TASK BRIEF: Retype the data that follows line by line, exactly, and leave its pictures out.

COLLECTED DATA:
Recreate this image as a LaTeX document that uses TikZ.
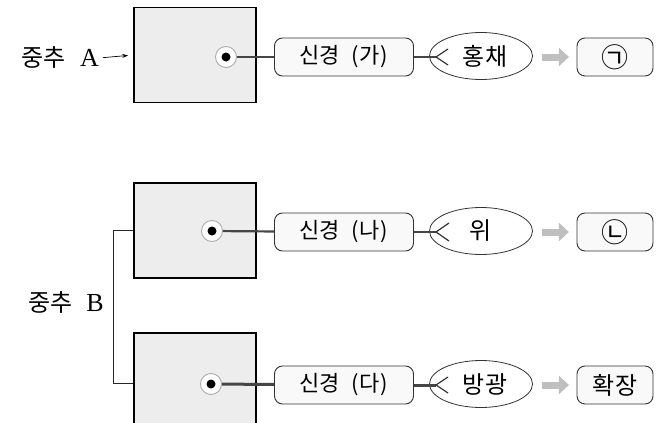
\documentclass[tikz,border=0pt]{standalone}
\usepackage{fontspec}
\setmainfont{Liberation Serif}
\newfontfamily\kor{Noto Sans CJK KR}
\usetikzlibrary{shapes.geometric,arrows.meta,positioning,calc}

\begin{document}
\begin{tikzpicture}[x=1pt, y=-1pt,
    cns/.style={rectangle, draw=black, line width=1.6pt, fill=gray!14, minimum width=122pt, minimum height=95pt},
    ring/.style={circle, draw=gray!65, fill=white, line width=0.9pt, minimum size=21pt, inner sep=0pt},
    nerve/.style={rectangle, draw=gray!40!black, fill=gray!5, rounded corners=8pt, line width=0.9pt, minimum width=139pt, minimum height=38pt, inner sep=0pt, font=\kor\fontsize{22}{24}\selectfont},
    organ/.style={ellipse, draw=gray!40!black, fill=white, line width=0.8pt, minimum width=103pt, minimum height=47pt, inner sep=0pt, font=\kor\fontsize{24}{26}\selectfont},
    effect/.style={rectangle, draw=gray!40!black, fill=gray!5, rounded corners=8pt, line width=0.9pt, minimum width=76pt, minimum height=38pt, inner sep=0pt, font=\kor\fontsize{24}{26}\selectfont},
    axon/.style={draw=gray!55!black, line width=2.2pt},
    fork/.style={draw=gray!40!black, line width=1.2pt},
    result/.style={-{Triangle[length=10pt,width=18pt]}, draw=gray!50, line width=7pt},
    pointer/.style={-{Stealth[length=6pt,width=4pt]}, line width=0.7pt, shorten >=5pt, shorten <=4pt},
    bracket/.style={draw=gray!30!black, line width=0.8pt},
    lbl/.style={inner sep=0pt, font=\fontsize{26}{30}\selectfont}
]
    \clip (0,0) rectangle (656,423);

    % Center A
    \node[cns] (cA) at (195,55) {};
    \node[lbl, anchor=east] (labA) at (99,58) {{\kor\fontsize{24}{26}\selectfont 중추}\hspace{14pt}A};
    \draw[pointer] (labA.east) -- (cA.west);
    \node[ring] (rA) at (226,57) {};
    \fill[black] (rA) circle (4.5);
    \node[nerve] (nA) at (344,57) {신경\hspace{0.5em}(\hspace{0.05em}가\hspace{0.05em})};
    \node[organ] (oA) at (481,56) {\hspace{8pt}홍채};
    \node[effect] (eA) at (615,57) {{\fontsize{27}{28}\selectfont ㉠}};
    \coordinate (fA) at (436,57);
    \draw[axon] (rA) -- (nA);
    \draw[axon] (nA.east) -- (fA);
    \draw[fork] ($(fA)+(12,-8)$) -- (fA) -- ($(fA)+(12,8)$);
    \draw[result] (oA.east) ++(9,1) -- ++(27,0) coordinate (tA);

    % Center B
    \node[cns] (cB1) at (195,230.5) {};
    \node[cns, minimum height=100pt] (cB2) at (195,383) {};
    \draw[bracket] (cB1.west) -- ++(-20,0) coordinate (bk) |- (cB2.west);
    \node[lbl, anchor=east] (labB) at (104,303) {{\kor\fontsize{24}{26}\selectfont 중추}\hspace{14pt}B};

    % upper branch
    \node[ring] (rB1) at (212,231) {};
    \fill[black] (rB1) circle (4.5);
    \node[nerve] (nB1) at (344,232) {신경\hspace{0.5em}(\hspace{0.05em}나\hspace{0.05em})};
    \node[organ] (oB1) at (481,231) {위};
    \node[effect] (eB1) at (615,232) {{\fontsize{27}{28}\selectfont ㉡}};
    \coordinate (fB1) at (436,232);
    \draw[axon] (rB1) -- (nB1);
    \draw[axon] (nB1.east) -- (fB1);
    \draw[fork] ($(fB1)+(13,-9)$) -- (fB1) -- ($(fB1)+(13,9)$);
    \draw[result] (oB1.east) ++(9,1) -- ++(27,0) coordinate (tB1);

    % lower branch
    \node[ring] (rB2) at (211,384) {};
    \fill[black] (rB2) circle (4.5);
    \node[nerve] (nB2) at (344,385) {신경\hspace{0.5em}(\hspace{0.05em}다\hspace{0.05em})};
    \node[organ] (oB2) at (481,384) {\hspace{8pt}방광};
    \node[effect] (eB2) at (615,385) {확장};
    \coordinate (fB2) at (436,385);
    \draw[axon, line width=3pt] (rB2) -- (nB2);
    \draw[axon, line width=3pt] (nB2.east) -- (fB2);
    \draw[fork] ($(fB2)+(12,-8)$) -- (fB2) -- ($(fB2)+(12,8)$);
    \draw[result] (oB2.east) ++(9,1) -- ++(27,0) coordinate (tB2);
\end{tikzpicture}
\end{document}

TASK ANSWER:
Recreate this image as a LaTeX document that uses TikZ.
\documentclass[tikz,border=0pt]{standalone}
\usepackage{fontspec}
\setmainfont{Liberation Serif}
\newfontfamily\kor{Noto Sans CJK KR}
\usetikzlibrary{shapes.geometric,arrows.meta,positioning,calc}

\begin{document}
\begin{tikzpicture}[x=1pt, y=-1pt,
    cns/.style={rectangle, draw=black, line width=1.6pt, fill=gray!14, minimum width=122pt, minimum height=95pt},
    ring/.style={circle, draw=gray!65, fill=white, line width=0.9pt, minimum size=21pt, inner sep=0pt},
    nerve/.style={rectangle, draw=gray!40!black, fill=gray!5, rounded corners=8pt, line width=0.9pt, minimum width=139pt, minimum height=38pt, inner sep=0pt, font=\kor\fontsize{22}{24}\selectfont},
    organ/.style={ellipse, draw=gray!40!black, fill=white, line width=0.8pt, minimum width=103pt, minimum height=47pt, inner sep=0pt, font=\kor\fontsize{24}{26}\selectfont},
    effect/.style={rectangle, draw=gray!40!black, fill=gray!5, rounded corners=8pt, line width=0.9pt, minimum width=76pt, minimum height=38pt, inner sep=0pt, font=\kor\fontsize{24}{26}\selectfont},
    axon/.style={draw=gray!55!black, line width=2.2pt},
    fork/.style={draw=gray!40!black, line width=1.2pt},
    result/.style={-{Triangle[length=10pt,width=18pt]}, draw=gray!50, line width=7pt},
    pointer/.style={-{Stealth[length=6pt,width=4pt]}, line width=0.7pt, shorten >=5pt, shorten <=4pt},
    bracket/.style={draw=gray!30!black, line width=0.8pt},
    lbl/.style={inner sep=0pt, font=\fontsize{26}{30}\selectfont}
]
    \clip (0,0) rectangle (656,423);

    % Center A
    \node[cns] (cA) at (195,55) {};
    \node[lbl, anchor=east] (labA) at (99,58) {{\kor\fontsize{24}{26}\selectfont 중추}\hspace{14pt}A};
    \draw[pointer] (labA.east) -- (cA.west);
    \node[ring] (rA) at (226,57) {};
    \fill[black] (rA) circle (4.5);
    \node[nerve] (nA) at (344,57) {신경\hspace{0.5em}(\hspace{0.05em}가\hspace{0.05em})};
    \node[organ] (oA) at (481,56) {\hspace{8pt}홍채};
    \node[effect] (eA) at (615,57) {{\fontsize{27}{28}\selectfont ㉠}};
    \coordinate (fA) at (436,57);
    \draw[axon] (rA) -- (nA);
    \draw[axon] (nA.east) -- (fA);
    \draw[fork] ($(fA)+(12,-8)$) -- (fA) -- ($(fA)+(12,8)$);
    \draw[result] (oA.east) ++(9,1) -- ++(27,0) coordinate (tA);

    % Center B
    \node[cns] (cB1) at (195,230.5) {};
    \node[cns, minimum height=100pt] (cB2) at (195,383) {};
    \draw[bracket] (cB1.west) -- ++(-20,0) coordinate (bk) |- (cB2.west);
    \node[lbl, anchor=east] (labB) at (104,303) {{\kor\fontsize{24}{26}\selectfont 중추}\hspace{14pt}B};

    % upper branch
    \node[ring] (rB1) at (212,231) {};
    \fill[black] (rB1) circle (4.5);
    \node[nerve] (nB1) at (344,232) {신경\hspace{0.5em}(\hspace{0.05em}나\hspace{0.05em})};
    \node[organ] (oB1) at (481,231) {위};
    \node[effect] (eB1) at (615,232) {{\fontsize{27}{28}\selectfont ㉡}};
    \coordinate (fB1) at (436,232);
    \draw[axon] (rB1) -- (nB1);
    \draw[axon] (nB1.east) -- (fB1);
    \draw[fork] ($(fB1)+(13,-9)$) -- (fB1) -- ($(fB1)+(13,9)$);
    \draw[result] (oB1.east) ++(9,1) -- ++(27,0) coordinate (tB1);

    % lower branch
    \node[ring] (rB2) at (211,384) {};
    \fill[black] (rB2) circle (4.5);
    \node[nerve] (nB2) at (344,385) {신경\hspace{0.5em}(\hspace{0.05em}다\hspace{0.05em})};
    \node[organ] (oB2) at (481,384) {\hspace{8pt}방광};
    \node[effect] (eB2) at (615,385) {확장};
    \coordinate (fB2) at (436,385);
    \draw[axon, line width=3pt] (rB2) -- (nB2);
    \draw[axon, line width=3pt] (nB2.east) -- (fB2);
    \draw[fork] ($(fB2)+(12,-8)$) -- (fB2) -- ($(fB2)+(12,8)$);
    \draw[result] (oB2.east) ++(9,1) -- ++(27,0) coordinate (tB2);
\end{tikzpicture}
\end{document}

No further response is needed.